"""
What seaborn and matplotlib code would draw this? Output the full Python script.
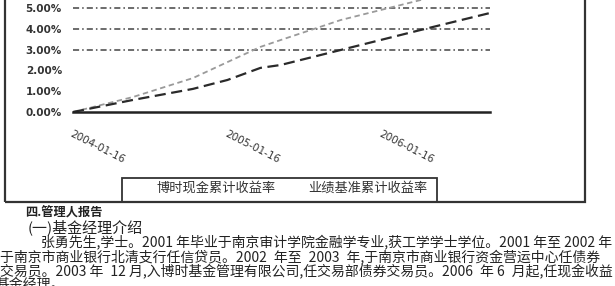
import matplotlib
matplotlib.use("Agg")
import matplotlib.pyplot as plt
import seaborn as sns
import pandas as pd
from matplotlib.patches import Rectangle

sns.set_theme(style="white")
plt.rcParams['font.family'] = ['Noto Sans CJK SC', 'DejaVu Sans']

# ---- data ----
dates = ["2004-01-16", "2004-06-06", "2004-10-26", "2005-01-16", "2005-04-04",
         "2005-05-22", "2005-10-11", "2006-04-18", "2006-09-30"]
fund_cum = [0.00, 0.72, 1.63, 2.40, 3.13, 3.46, 4.42, 5.38, 6.20]
bench_cum = [0.00, 0.58, 1.11, 1.54, 2.12, 2.26, 2.98, 3.94, 4.76]
series_names = ["博时现金累计收益率", "业绩基准累计收益率"]
xtick_dates = ["2004-01-16", "2005-01-16", "2006-01-16"]
ytick_vals = [0, 1, 2, 3, 4, 5]
ytick_labels = ["0.00%", "1.00%", "2.00%", "3.00%", "4.00%", "5.00%"]
grid_vals = [3, 4, 5]

heading = "四.管理人报告"
subheading = "(一)基金经理介绍"
para_lines = [
    "张勇先生,学士。2001 年毕业于南京审计学院金融学专业,获工学学士学位。2001 年至 2002 年",
    "于南京市商业银行北清支行任信贷员。2002\u2002年至\u20022003\u2002年,于南京市商业银行资金营运中心任债券",
    "交易员。2003 年\u200212 月,入博时基金管理有限公司,任交易部债券交易员。2006\u2002年 6\u2002月起,任现金收益",
    "基金经理。",
]

df = pd.DataFrame({
    "date": pd.to_datetime(dates * 2),
    "value": fund_cum + bench_cum,
    "series": [series_names[0]] * len(dates) + [series_names[1]] * len(dates),
})

W, H = 615, 286
fig = plt.figure(figsize=(W / 100, H / 100), dpi=100)
fig.patch.set_facecolor("white")

# outer frame
fig.add_artist(Rectangle((5 / W, 1 - 202 / H), 580 / W, 230 / H, transform=fig.transFigure,
                         fill=False, edgecolor="#333333", linewidth=1.6, clip_on=False))

ax = fig.add_axes([73 / W, 1 - 112 / H, (490 - 73) / W, 112 / H])
ax.set_facecolor("none")

sns.lineplot(data=df, x="date", y="value", hue="series", style="series",
             palette=["#9a9a9a", "#2a2a2a"],
             dashes=[(3, 2), (5, 2.5)], ax=ax, legend=False)
lines = ax.get_lines()
lines[0].set_linewidth(1.3)
lines[1].set_linewidth(1.6)

for g in grid_vals:
    ax.axhline(g, color="#444444", linewidth=1.1, linestyle=(0, (4, 2, 1, 2)), zorder=0)

ax.set_xlim(pd.Timestamp("2004-01-16"), pd.Timestamp("2006-09-30"))
ax.set_ylim(0, 112 / 20.8)
ax.set_yticks(ytick_vals)
ax.set_yticklabels(ytick_labels, fontsize=7.5, color="#333333", fontweight="bold",
                   family=['DejaVu Sans'])
ax.tick_params(axis="y", length=0, pad=8)
ax.set_xticks(pd.to_datetime(xtick_dates))
ax.set_xticklabels(xtick_dates, fontsize=7.5, color="#333333", rotation=-27,
                   ha="left", va="top", rotation_mode="anchor", family=['DejaVu Sans'])
ax.tick_params(axis="x", direction="in", length=3, width=1, color="#333333", pad=12)
ax.set_xlabel("")
ax.set_ylabel("")
for s in ["top", "right", "left"]:
    ax.spines[s].set_visible(False)
ax.spines["bottom"].set_linewidth(1.8)
ax.spines["bottom"].set_color("#222222")

# legend box
fig.add_artist(Rectangle((122 / W, 1 - 202 / H), (437 - 122) / W, 24 / H,
                         transform=fig.transFigure, fill=False, edgecolor="#333333",
                         linewidth=1.3, clip_on=False))
fig.text(216 / W, 1 - 188 / H, series_names[0], fontsize=9.5, ha="center", va="center",
         color="#333333")
fig.text(368 / W, 1 - 188 / H, series_names[1], fontsize=9.5, ha="center", va="center",
         color="#333333")

# text below
fig.text(25 / W, 1 - 213 / H, heading, fontsize=8.8, fontweight="bold", ha="left",
         va="center", color="#222222")
fig.text(28 / W, 1 - 227 / H, subheading, fontsize=10.8, ha="left", va="center", color="#222222")
line_y = [242, 256.5, 271, 285]
line_x = [41, 0, 0, -4]
for txt, yy, xx in zip(para_lines, line_y, line_x):
    fig.text(xx / W, 1 - yy / H, txt, fontsize=10, ha="left", va="center", color="#222222")

fig.savefig("out.png", dpi=100, facecolor="white")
"""
**What you have to do**
Your task is to return the lines above, from the first one up to and including the line containing "from matplotlib.patches import Rectangle", minus any pictures.

**Exercise answer**
What seaborn and matplotlib code would draw this? Output the full Python script.
import matplotlib
matplotlib.use("Agg")
import matplotlib.pyplot as plt
import seaborn as sns
import pandas as pd
from matplotlib.patches import Rectangle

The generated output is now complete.